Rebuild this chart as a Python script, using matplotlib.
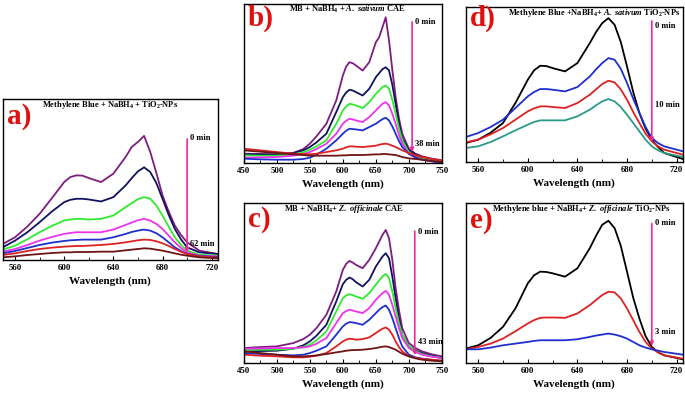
import numpy as np
import matplotlib
matplotlib.use("Agg")
import matplotlib.pyplot as plt
from matplotlib.ticker import MultipleLocator

plt.rcParams['font.family'] = 'Liberation Serif'
plt.rcParams['font.weight'] = 'bold'
plt.rcParams['mathtext.fontset'] = 'custom'
plt.rcParams['mathtext.rm'] = 'Liberation Serif:bold'
plt.rcParams['mathtext.it'] = 'Liberation Serif:italic:bold'
plt.rcParams['mathtext.bf'] = 'Liberation Serif:bold'

# ---- panel a: Methylene Blue + NaBH4 + TiO2-NPs ----
wl_a = [550, 560, 570, 580, 590, 600, 605, 610, 615, 620, 630, 640, 650, 655, 660, 665, 670, 675, 680, 685, 690, 695, 700, 710, 725]
a_0 = [0.48, 0.68, 1.00, 1.38, 1.85, 2.33, 2.48, 2.53, 2.52, 2.45, 2.33, 2.58, 3.08, 3.38, 3.53, 3.71, 3.23, 2.60, 1.93, 1.45, 1.03, 0.75, 0.53, 0.28, 0.18]
a_1 = [0.38, 0.58, 0.83, 1.13, 1.45, 1.73, 1.80, 1.83, 1.83, 1.81, 1.75, 1.88, 2.23, 2.45, 2.65, 2.77, 2.63, 2.30, 1.83, 1.35, 0.93, 0.62, 0.38, 0.23, 0.18]
a_2 = [0.31, 0.43, 0.62, 0.83, 1.02, 1.18, 1.21, 1.23, 1.23, 1.21, 1.23, 1.33, 1.58, 1.70, 1.82, 1.88, 1.83, 1.63, 1.33, 1.00, 0.68, 0.45, 0.28, 0.16, 0.13]
a_3 = [0.25, 0.33, 0.45, 0.58, 0.69, 0.78, 0.81, 0.83, 0.83, 0.83, 0.83, 0.91, 1.05, 1.12, 1.19, 1.23, 1.18, 1.08, 0.93, 0.73, 0.53, 0.36, 0.23, 0.13, 0.11]
a_4 = [0.20, 0.27, 0.36, 0.45, 0.52, 0.57, 0.59, 0.60, 0.61, 0.61, 0.61, 0.68, 0.78, 0.84, 0.88, 0.91, 0.88, 0.80, 0.68, 0.53, 0.38, 0.27, 0.18, 0.12, 0.09]
a_5 = [0.15, 0.20, 0.27, 0.33, 0.37, 0.40, 0.41, 0.42, 0.42, 0.43, 0.45, 0.48, 0.53, 0.56, 0.59, 0.61, 0.60, 0.56, 0.50, 0.42, 0.33, 0.25, 0.18, 0.11, 0.07]
a_6 = [0.08, 0.11, 0.15, 0.18, 0.21, 0.23, 0.23, 0.24, 0.24, 0.24, 0.25, 0.25, 0.29, 0.31, 0.33, 0.35, 0.34, 0.31, 0.28, 0.24, 0.20, 0.16, 0.13, 0.08, 0.05]

# ---- panels b, c share the wavelength grid ----
wl_bc = [450, 475, 500, 525, 540, 550, 560, 575, 590, 600, 605, 610, 615, 620, 630, 640, 650, 655, 660, 665, 670, 675, 680, 685, 690, 700, 710, 720, 735, 750]
# b: MB + NaBH4 + A. sativum CAE
b_0 = [0.28, 0.27, 0.26, 0.30, 0.42, 0.58, 0.80, 1.18, 1.88, 2.63, 2.90, 3.03, 3.00, 2.93, 2.78, 3.03, 3.63, 3.78, 4.08, 4.38, 3.68, 2.80, 1.98, 1.35, 0.88, 0.43, 0.28, 0.20, 0.13, 0.08]
b_1 = [0.26, 0.26, 0.25, 0.30, 0.38, 0.48, 0.62, 0.88, 1.53, 1.98, 2.12, 2.20, 2.18, 2.13, 2.03, 2.23, 2.58, 2.70, 2.82, 2.88, 2.78, 2.35, 1.78, 1.20, 0.73, 0.38, 0.25, 0.18, 0.11, 0.06]
b_2 = [0.23, 0.22, 0.22, 0.26, 0.32, 0.40, 0.50, 0.68, 1.18, 1.58, 1.70, 1.78, 1.76, 1.73, 1.65, 1.83, 2.08, 2.18, 2.28, 2.33, 2.23, 1.90, 1.48, 1.05, 0.68, 0.33, 0.20, 0.13, 0.07, 0.03]
b_3 = [0.16, 0.17, 0.18, 0.22, 0.27, 0.33, 0.42, 0.58, 0.88, 1.18, 1.27, 1.33, 1.31, 1.28, 1.23, 1.38, 1.58, 1.68, 1.78, 1.83, 1.73, 1.48, 1.18, 0.85, 0.58, 0.28, 0.16, 0.10, 0.05, 0.01]
b_4 = [0.13, 0.11, 0.10, 0.10, 0.12, 0.16, 0.25, 0.43, 0.68, 0.88, 0.97, 1.03, 1.02, 1.01, 0.98, 1.08, 1.18, 1.25, 1.32, 1.36, 1.28, 1.10, 0.88, 0.66, 0.48, 0.28, 0.17, 0.10, 0.05, 0.01]
b_5 = [0.43, 0.38, 0.33, 0.28, 0.27, 0.26, 0.28, 0.33, 0.38, 0.43, 0.47, 0.50, 0.50, 0.49, 0.48, 0.50, 0.52, 0.55, 0.57, 0.58, 0.56, 0.52, 0.48, 0.43, 0.38, 0.30, 0.23, 0.18, 0.12, 0.08]
b_6 = [0.38, 0.34, 0.30, 0.26, 0.24, 0.22, 0.22, 0.22, 0.22, 0.23, 0.23, 0.24, 0.24, 0.24, 0.24, 0.25, 0.26, 0.26, 0.27, 0.27, 0.26, 0.25, 0.24, 0.21, 0.18, 0.14, 0.12, 0.10, 0.06, 0.03]
# c: MB + NaBH4 + Z. officinale CAE
c_0 = [0.45, 0.48, 0.50, 0.60, 0.72, 0.85, 1.05, 1.45, 2.15, 2.80, 2.98, 3.07, 3.02, 2.95, 2.85, 3.10, 3.45, 3.65, 3.85, 4.00, 3.75, 3.10, 2.25, 1.60, 1.05, 0.60, 0.45, 0.35, 0.26, 0.20]
c_1 = [0.35, 0.36, 0.37, 0.43, 0.53, 0.65, 0.82, 1.15, 1.85, 2.37, 2.50, 2.57, 2.52, 2.43, 2.30, 2.50, 2.90, 3.05, 3.20, 3.30, 3.15, 2.60, 1.95, 1.35, 0.85, 0.50, 0.38, 0.30, 0.22, 0.15]
c_2 = [0.40, 0.40, 0.40, 0.43, 0.48, 0.55, 0.68, 0.95, 1.55, 1.95, 2.03, 2.07, 2.04, 2.00, 1.93, 2.10, 2.35, 2.48, 2.60, 2.68, 2.55, 2.15, 1.65, 1.20, 0.85, 0.50, 0.36, 0.27, 0.20, 0.15]
c_3 = [0.43, 0.44, 0.45, 0.45, 0.47, 0.50, 0.58, 0.75, 1.20, 1.50, 1.56, 1.60, 1.58, 1.55, 1.50, 1.65, 1.90, 2.00, 2.10, 2.17, 2.05, 1.75, 1.40, 1.05, 0.75, 0.45, 0.33, 0.25, 0.19, 0.15]
c_4 = [0.30, 0.27, 0.25, 0.23, 0.25, 0.30, 0.37, 0.50, 0.85, 1.10, 1.18, 1.23, 1.22, 1.20, 1.15, 1.30, 1.50, 1.60, 1.68, 1.73, 1.60, 1.35, 1.05, 0.75, 0.50, 0.25, 0.17, 0.13, 0.09, 0.07]
c_5 = [0.25, 0.22, 0.20, 0.17, 0.17, 0.19, 0.22, 0.30, 0.50, 0.65, 0.70, 0.73, 0.72, 0.70, 0.72, 0.77, 0.90, 0.97, 1.03, 1.07, 1.00, 0.85, 0.65, 0.48, 0.35, 0.20, 0.15, 0.13, 0.10, 0.07]
c_6 = [0.35, 0.30, 0.25, 0.20, 0.20, 0.21, 0.23, 0.27, 0.32, 0.35, 0.37, 0.38, 0.39, 0.39, 0.40, 0.42, 0.45, 0.47, 0.49, 0.50, 0.48, 0.44, 0.40, 0.34, 0.28, 0.20, 0.14, 0.10, 0.07, 0.05]

# ---- panels d, e share the wavelength grid ----
wl_de = [550, 560, 570, 580, 590, 600, 605, 610, 615, 620, 630, 640, 650, 655, 660, 665, 670, 675, 680, 685, 690, 695, 700, 705, 710, 725]
# d: Methylene Blue + NaBH4 + A. sativum TiO2-NPs
d_0 = [0.57, 0.67, 0.88, 1.17, 1.77, 2.47, 2.75, 2.89, 2.88, 2.82, 2.72, 2.97, 3.57, 3.90, 4.17, 4.32, 4.12, 3.60, 2.87, 2.10, 1.47, 1.00, 0.67, 0.45, 0.27, 0.09]
d_1 = [0.75, 0.87, 1.05, 1.27, 1.62, 1.97, 2.10, 2.19, 2.19, 2.17, 2.12, 2.25, 2.57, 2.78, 2.97, 3.12, 3.07, 2.80, 2.37, 1.90, 1.47, 1.05, 0.72, 0.57, 0.47, 0.32]
d_2 = [0.59, 0.67, 0.83, 1.02, 1.27, 1.52, 1.61, 1.67, 1.67, 1.65, 1.62, 1.77, 2.02, 2.18, 2.34, 2.44, 2.39, 2.18, 1.87, 1.50, 1.17, 0.85, 0.62, 0.47, 0.37, 0.22]
d_3 = [0.42, 0.47, 0.60, 0.77, 0.95, 1.12, 1.20, 1.25, 1.25, 1.25, 1.25, 1.37, 1.57, 1.70, 1.82, 1.89, 1.82, 1.65, 1.42, 1.17, 0.92, 0.67, 0.47, 0.35, 0.27, 0.15]
# e: Methylene blue + NaBH4 + Z. officinale TiO2-NPs
e_0 = [0.43, 0.53, 0.75, 1.08, 1.63, 2.38, 2.62, 2.73, 2.72, 2.68, 2.58, 2.83, 3.43, 3.80, 4.13, 4.25, 4.03, 3.50, 2.73, 1.95, 1.33, 0.80, 0.48, 0.32, 0.23, 0.11]
e_1 = [0.41, 0.48, 0.58, 0.73, 0.95, 1.18, 1.28, 1.35, 1.36, 1.36, 1.35, 1.48, 1.73, 1.88, 2.03, 2.13, 2.11, 1.93, 1.63, 1.28, 0.93, 0.63, 0.43, 0.32, 0.23, 0.13]
e_2 = [0.41, 0.41, 0.46, 0.53, 0.58, 0.63, 0.66, 0.68, 0.68, 0.68, 0.68, 0.71, 0.78, 0.82, 0.85, 0.88, 0.85, 0.80, 0.73, 0.63, 0.53, 0.46, 0.41, 0.37, 0.33, 0.25]

purple, navy, green, magenta = '#7d1d7d', '#12125e', '#2fea2f', '#ee33ee'
blue, red, maroon = '#1f2fd0', '#dd2222', '#6e1414'
teal, pink = '#2a9a8a', '#ee2a9a'

panels = [
    dict(rect=[0.004, 0.345, 0.314, 0.4055], letter='a)', wl=wl_a,
         series=[a_0, a_1, a_2, a_3, a_4, a_5, a_6],
         colors=[purple, navy, green, magenta, blue, red, maroon],
         xlim=(550, 725), ylim=(0, 4.81), major=40, minor=20,
         title='Methylene Blue + NaBH$_4$ + TiO$_2$-NPs', tx=0.5, ha='center',
         arrow_x=700, arrow=(3.70, 0.15), t0=3.66, t1=0.48, tend='62 min', ly=0.89),
    dict(rect=[0.356, 0.5894, 0.289, 0.4005], letter='b)', wl=wl_bc,
         series=[b_0, b_1, b_2, b_3, b_4, b_5, b_6],
         colors=[purple, navy, green, magenta, blue, red, maroon],
         xlim=(450, 750), ylim=(0, 4.78), major=50, minor=25,
         title='MB + NaBH$_4$ + $\\mathit{A.\\ sativum}$ CAE', tx=0.52, ha='center',
         arrow_x=705, arrow=(4.33, 0.25), t0=4.25, t1=0.58, tend='38 min', ly=0.91),
    dict(rect=[0.356, 0.0856, 0.289, 0.403], letter='c)', wl=wl_bc,
         series=[c_0, c_1, c_2, c_3, c_4, c_5, c_6],
         colors=[purple, navy, green, magenta, blue, red, maroon],
         xlim=(450, 750), ylim=(0, 4.81), major=50, minor=25,
         title='MB + NaBH$_4$+ $\\mathit{Z.\\ officinale}$ CAE', tx=0.505, ha='center',
         arrow_x=709, arrow=(4.05, 0.15), t0=3.95, t1=0.62, tend='43 min', ly=0.90),
    dict(rect=[0.680, 0.592, 0.3168, 0.390], letter='d)', wl=wl_de,
         series=[d_0, d_1, d_2, d_3],
         colors=['black', blue, red, teal],
         xlim=(550, 725), ylim=(0, 4.65), major=40, minor=20,
         title='Methylene Blue +NaBH$_4$+ $\\mathit{A.\\ sativum}$ TiO$_2$-NPs', tx=0.99, ha='right',
         arrow_x=700, arrow=(4.32, 0.52), t0=4.09, t1=1.72, tend='10 min', ly=0.93),
    dict(rect=[0.680, 0.0856, 0.3168, 0.403], letter='e)', wl=wl_de,
         series=[e_0, e_1, e_2],
         colors=['black', red, blue],
         xlim=(550, 725), ylim=(0, 4.78), major=40, minor=20,
         title='Methylene blue + NaBH$_4$+ $\\mathit{Z.\\ officinale}$ TiO$_2$-NPs', tx=0.535, ha='center',
         arrow_x=700, arrow=(4.25, 0.43), t0=4.18, t1=0.93, tend='3 min', ly=0.89),
]

fig = plt.figure(figsize=(6.85, 3.97), dpi=100)

for p in panels:
    ax = fig.add_axes(p['rect'])
    for y, c in zip(p['series'], p['colors']):
        ax.plot(p['wl'], y, color=c, lw=1.3, solid_joinstyle='round')
    ax.set_xlim(*p['xlim'])
    ax.set_ylim(*p['ylim'])
    ax.set_yticks([])
    ax.xaxis.set_major_locator(MultipleLocator(p['major']))
    ax.xaxis.set_minor_locator(MultipleLocator(p['minor']))
    ax.tick_params(axis='x', which='both', direction='in', labelsize=6.3, pad=3)
    ax.tick_params(axis='x', which='major', length=3)
    ax.tick_params(axis='x', which='minor', length=2)
    for lab in ax.get_xticklabels():
        lab.set_fontweight('bold')
    for s in ax.spines.values():
        s.set_linewidth(1.0)
    ax.set_xlabel('Wavelength (nm)', fontsize=8, fontweight='bold', labelpad=3)

    ax.text(0.02, p['ly'], p['letter'], transform=ax.transAxes, color='#e01010',
            fontsize=21, fontweight='bold', va='center', ha='left')
    ax.text(p['tx'], 0.965, p['title'], transform=ax.transAxes, fontsize=6,
            fontweight='bold', va='center', ha=p['ha'])

    # decay arrow with start / end times
    ax.annotate('', xy=(p['arrow_x'], p['arrow'][1]), xytext=(p['arrow_x'], p['arrow'][0]),
                arrowprops=dict(arrowstyle='-|>', color=pink, lw=1.2, mutation_scale=5))
    dx = 2.5 * (p['xlim'][1] - p['xlim'][0]) / 175
    ax.text(p['arrow_x'] + dx, p['t0'], '0 min', fontsize=6, fontweight='bold', va='center', ha='left')
    ax.text(p['arrow_x'] + dx, p['t1'], p['tend'], fontsize=6, fontweight='bold', va='center', ha='left')

fig.savefig('out.png', dpi=100)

----

Your task is to return the lines above, from the first one up to and including the line containing "plt.rcParams['mathtext.bf'] = 'Liberation", minus any pictures.

Rebuild this chart as a Python script, using matplotlib.
import numpy as np
import matplotlib
matplotlib.use("Agg")
import matplotlib.pyplot as plt
from matplotlib.ticker import MultipleLocator

plt.rcParams['font.family'] = 'Liberation Serif'
plt.rcParams['font.weight'] = 'bold'
plt.rcParams['mathtext.fontset'] = 'custom'
plt.rcParams['mathtext.rm'] = 'Liberation Serif:bold'
plt.rcParams['mathtext.it'] = 'Liberation Serif:italic:bold'
plt.rcParams['mathtext.bf'] = 'Liberation Serif:bold'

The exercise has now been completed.